Truly shared sacrifice includes Wall Street

The Occupy Wall Street (OWS) protests have stretched into their third week and seem to be growing in strength and numbers. The protestors have been generally mocked by press coverage for having an inchoate message. Though this general criticism is going to be generally true of any large gathering, it’s worth noting that failure of message discipline has hardly been the death-blow to other protest movements that tend to get treated much more respectfully by the press. Further, a simple root of their protest is that U.S. economic policy is unfairly tilted towards the already affluent – and I surely would not disagree with that.

If it was decided, however, to turn the attention garnered by the OWS protests into a single policy “ask” (not saying this would be a good decision – I know nothing about effective organizing!), I’d probably nominate the financial speculation tax (FST).

Even a very small FST (say 0.25 percent on the sale or purchase of a stock, with rates on other financial assets set so as to minimize tax-arbitrage opportunities) has the potential to raise significant amounts of revenue very progressively and to reduce short-term, destabilizing financial speculation while imposing only trivial costs on longer-term, productive investments. Investing in America’s Economy, EPI’s long-run budget blueprint, proposed an FST that the Tax Policy Center estimated would raise $821 billion over the next decade—revenue that would finance more job creation, ease budgetary pressures elsewhere, and help to eventually stabilize public debt as a share of the total economy.

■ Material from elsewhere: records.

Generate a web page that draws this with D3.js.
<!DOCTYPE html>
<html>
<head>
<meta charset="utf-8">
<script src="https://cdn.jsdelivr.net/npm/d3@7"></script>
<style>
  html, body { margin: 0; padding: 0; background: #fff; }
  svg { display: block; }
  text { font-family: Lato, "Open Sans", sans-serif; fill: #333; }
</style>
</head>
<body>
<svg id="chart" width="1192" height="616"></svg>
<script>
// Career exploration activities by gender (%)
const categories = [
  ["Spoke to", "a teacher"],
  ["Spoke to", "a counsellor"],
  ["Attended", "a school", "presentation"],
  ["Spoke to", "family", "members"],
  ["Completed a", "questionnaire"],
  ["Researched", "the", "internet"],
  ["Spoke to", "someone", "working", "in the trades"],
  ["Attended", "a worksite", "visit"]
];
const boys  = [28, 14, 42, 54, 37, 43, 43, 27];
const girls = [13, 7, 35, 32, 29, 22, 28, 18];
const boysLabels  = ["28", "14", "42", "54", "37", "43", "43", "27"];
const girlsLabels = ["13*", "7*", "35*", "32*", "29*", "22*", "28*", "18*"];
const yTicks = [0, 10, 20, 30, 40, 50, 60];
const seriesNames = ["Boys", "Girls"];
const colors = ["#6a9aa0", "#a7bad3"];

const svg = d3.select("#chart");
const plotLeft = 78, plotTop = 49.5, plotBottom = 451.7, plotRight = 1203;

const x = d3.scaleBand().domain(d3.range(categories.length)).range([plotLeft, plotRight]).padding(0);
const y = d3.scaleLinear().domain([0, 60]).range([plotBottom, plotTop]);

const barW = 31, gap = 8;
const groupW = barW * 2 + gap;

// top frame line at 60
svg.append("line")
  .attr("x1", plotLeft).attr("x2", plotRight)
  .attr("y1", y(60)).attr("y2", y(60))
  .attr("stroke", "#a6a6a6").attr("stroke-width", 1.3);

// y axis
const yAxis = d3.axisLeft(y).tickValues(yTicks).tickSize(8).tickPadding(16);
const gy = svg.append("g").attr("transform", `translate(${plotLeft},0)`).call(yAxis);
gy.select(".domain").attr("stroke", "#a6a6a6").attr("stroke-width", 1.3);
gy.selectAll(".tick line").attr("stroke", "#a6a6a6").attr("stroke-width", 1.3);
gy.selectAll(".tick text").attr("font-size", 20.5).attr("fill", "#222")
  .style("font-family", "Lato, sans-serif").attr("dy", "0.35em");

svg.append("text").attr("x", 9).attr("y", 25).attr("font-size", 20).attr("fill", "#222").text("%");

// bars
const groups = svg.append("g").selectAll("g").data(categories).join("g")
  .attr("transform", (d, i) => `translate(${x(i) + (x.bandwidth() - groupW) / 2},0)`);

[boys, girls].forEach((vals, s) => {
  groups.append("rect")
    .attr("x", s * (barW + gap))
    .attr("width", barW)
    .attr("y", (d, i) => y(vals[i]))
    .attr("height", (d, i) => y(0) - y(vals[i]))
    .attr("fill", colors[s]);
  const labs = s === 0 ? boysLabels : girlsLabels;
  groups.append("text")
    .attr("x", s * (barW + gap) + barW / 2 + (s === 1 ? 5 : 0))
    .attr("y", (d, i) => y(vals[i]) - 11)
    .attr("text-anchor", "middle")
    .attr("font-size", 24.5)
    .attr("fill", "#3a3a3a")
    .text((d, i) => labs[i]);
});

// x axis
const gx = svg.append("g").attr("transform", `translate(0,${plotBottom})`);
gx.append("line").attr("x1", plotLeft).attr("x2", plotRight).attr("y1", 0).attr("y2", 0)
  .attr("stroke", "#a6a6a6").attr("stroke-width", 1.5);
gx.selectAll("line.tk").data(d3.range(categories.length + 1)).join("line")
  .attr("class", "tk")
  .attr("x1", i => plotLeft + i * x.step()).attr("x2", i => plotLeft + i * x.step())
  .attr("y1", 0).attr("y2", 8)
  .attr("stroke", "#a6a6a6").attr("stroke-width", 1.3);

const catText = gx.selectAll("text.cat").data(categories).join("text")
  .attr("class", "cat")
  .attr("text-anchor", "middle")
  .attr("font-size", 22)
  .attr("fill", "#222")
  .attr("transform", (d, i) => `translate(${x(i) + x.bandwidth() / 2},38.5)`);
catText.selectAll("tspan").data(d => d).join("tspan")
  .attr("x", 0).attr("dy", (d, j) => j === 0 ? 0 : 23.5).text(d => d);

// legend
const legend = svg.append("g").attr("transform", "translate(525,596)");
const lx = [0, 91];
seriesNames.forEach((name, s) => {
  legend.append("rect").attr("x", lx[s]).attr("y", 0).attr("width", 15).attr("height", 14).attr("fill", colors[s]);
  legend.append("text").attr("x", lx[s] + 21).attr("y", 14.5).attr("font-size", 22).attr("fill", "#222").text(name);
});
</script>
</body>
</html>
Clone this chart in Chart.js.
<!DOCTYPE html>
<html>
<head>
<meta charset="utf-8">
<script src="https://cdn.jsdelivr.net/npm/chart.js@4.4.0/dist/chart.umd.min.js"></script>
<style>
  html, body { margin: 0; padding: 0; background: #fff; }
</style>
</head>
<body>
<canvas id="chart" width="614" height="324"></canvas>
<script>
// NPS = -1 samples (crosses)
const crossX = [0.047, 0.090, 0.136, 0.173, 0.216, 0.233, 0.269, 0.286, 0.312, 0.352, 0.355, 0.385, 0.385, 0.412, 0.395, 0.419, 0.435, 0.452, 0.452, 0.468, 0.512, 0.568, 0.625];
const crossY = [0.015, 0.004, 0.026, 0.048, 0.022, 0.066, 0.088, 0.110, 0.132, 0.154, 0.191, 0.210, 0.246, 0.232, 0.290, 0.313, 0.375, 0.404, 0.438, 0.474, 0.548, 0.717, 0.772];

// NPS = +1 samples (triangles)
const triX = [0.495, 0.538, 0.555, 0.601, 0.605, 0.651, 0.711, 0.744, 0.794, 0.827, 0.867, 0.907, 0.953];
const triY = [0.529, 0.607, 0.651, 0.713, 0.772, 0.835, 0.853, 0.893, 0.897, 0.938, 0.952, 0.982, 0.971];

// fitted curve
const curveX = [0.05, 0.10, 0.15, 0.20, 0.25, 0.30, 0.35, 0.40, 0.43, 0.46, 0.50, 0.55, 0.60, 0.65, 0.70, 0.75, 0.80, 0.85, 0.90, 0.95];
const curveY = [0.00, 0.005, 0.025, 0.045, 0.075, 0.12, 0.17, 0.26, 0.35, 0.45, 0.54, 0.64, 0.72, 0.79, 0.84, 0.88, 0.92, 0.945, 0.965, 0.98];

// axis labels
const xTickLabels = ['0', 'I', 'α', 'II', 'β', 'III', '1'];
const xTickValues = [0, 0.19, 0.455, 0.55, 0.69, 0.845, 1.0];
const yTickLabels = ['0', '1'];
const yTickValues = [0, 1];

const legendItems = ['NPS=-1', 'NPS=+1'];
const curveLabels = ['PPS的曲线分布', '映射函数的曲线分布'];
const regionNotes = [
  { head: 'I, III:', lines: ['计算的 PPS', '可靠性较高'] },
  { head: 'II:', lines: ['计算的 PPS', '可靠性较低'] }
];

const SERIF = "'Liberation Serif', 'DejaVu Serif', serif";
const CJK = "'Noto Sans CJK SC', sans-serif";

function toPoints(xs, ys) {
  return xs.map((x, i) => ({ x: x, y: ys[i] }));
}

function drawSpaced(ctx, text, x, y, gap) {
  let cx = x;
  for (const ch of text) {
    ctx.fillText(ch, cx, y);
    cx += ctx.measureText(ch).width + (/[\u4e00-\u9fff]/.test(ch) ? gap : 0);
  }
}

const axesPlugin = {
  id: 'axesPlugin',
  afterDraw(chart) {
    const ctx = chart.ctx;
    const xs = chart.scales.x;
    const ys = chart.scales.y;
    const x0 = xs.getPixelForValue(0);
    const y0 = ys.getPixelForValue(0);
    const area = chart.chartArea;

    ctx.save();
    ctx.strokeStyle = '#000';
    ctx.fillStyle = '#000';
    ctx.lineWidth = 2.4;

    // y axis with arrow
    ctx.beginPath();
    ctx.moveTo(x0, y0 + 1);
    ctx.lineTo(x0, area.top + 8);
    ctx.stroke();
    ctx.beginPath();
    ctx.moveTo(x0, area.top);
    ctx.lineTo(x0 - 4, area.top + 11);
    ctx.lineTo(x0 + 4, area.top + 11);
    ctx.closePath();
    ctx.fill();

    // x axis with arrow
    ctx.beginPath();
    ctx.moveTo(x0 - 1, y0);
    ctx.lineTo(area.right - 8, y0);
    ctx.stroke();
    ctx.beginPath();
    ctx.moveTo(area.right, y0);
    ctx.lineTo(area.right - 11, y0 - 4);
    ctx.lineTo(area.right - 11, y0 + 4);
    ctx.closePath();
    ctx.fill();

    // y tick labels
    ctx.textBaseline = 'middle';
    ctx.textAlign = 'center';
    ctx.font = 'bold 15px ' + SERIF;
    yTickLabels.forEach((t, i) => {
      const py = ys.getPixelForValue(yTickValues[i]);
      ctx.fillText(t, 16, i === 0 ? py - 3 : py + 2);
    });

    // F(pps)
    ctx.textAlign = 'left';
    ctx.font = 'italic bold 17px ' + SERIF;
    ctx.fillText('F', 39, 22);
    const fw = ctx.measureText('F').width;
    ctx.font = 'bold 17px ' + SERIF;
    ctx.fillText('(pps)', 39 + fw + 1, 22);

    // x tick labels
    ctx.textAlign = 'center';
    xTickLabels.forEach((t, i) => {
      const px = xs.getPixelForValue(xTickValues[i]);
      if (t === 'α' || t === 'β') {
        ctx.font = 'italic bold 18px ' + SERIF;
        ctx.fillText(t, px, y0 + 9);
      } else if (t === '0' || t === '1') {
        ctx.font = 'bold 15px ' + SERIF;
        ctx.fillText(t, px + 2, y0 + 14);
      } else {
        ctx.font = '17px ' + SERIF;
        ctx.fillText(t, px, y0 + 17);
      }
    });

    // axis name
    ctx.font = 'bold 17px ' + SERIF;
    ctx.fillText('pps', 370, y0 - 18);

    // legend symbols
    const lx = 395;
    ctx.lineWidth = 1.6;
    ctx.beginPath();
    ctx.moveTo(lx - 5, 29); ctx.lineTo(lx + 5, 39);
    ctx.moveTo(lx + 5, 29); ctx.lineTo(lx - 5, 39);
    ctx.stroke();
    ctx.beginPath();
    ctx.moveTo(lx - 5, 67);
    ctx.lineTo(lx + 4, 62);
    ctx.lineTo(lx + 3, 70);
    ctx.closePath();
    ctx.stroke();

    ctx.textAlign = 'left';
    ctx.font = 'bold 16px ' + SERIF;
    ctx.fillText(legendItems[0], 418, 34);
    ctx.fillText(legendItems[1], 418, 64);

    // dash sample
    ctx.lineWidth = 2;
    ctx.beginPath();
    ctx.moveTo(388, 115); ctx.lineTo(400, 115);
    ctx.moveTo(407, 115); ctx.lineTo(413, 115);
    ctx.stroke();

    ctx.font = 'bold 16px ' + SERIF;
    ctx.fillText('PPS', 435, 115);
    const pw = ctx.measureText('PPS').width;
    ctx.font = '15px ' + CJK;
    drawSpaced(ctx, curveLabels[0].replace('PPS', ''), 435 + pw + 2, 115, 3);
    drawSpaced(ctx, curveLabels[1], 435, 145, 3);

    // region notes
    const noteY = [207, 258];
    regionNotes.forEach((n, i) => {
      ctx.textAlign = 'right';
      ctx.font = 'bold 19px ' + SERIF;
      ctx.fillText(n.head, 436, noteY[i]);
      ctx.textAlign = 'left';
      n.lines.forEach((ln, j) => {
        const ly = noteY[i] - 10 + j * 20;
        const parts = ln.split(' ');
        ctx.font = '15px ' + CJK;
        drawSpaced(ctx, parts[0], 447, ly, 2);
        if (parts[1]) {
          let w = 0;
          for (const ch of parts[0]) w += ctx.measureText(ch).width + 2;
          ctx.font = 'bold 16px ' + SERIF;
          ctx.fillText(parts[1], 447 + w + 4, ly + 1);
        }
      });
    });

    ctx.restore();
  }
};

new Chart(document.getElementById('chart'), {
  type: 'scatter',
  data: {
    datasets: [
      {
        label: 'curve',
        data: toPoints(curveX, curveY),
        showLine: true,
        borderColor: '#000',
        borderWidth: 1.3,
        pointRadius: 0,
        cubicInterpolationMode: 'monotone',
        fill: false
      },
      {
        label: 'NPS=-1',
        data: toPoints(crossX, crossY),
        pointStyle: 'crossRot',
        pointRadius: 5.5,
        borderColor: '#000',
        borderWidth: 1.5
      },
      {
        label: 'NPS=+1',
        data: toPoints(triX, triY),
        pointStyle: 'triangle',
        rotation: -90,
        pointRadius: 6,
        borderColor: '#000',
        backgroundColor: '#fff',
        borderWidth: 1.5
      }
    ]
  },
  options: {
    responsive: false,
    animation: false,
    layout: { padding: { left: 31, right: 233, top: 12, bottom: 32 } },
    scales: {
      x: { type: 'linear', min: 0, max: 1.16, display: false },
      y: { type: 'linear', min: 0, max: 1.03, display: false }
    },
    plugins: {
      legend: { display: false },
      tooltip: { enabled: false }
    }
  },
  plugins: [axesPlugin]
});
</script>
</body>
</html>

From Flickr Creative Commons by Mathew Knott

To put the cost of the tax in perspective, it is important to realize that an FST of this size would raise today’s transactions costs for financial speculation by less than they’ve fallen (due to market innovations and technology) since the 1980s – and nobody in that decade seemed to think that high financial transactions were strangling market participants’ ability to engage in trading.

In short, such a tax would raise money from a sector (finance) that has profited enormously in recent decades (aided by government guarantees) while too much of the rest of the economy has lagged. It would also provide a progressive and extraordinarily efficient way to raise tax revenue – providing a much less painful way to resolve much of the debate over long-run budget sustainability. Consequently, the policy is gaining momentum on the American left and abroad. In budget proposals for the Peter G. Peterson Foundation’s Solutions Initiative, the Center for American Progress and the Roosevelt Campus Network also proposed FSTs, as did the Congressional Progressive Caucus’s People’s Budget. The European Union also appears to be headed towards a uniform FST.

Given that many of today’s most enthusiastic deficit-hawks like to talk about “going after sacred cows” and “shared sacrifice,” it is odd indeed that an FST doesn’t loom larger in the U.S. fiscal policy debate, particularly among the deficit-obsessed political centrists. Maybe the OWS crowd really does have a point about how economic policy is made.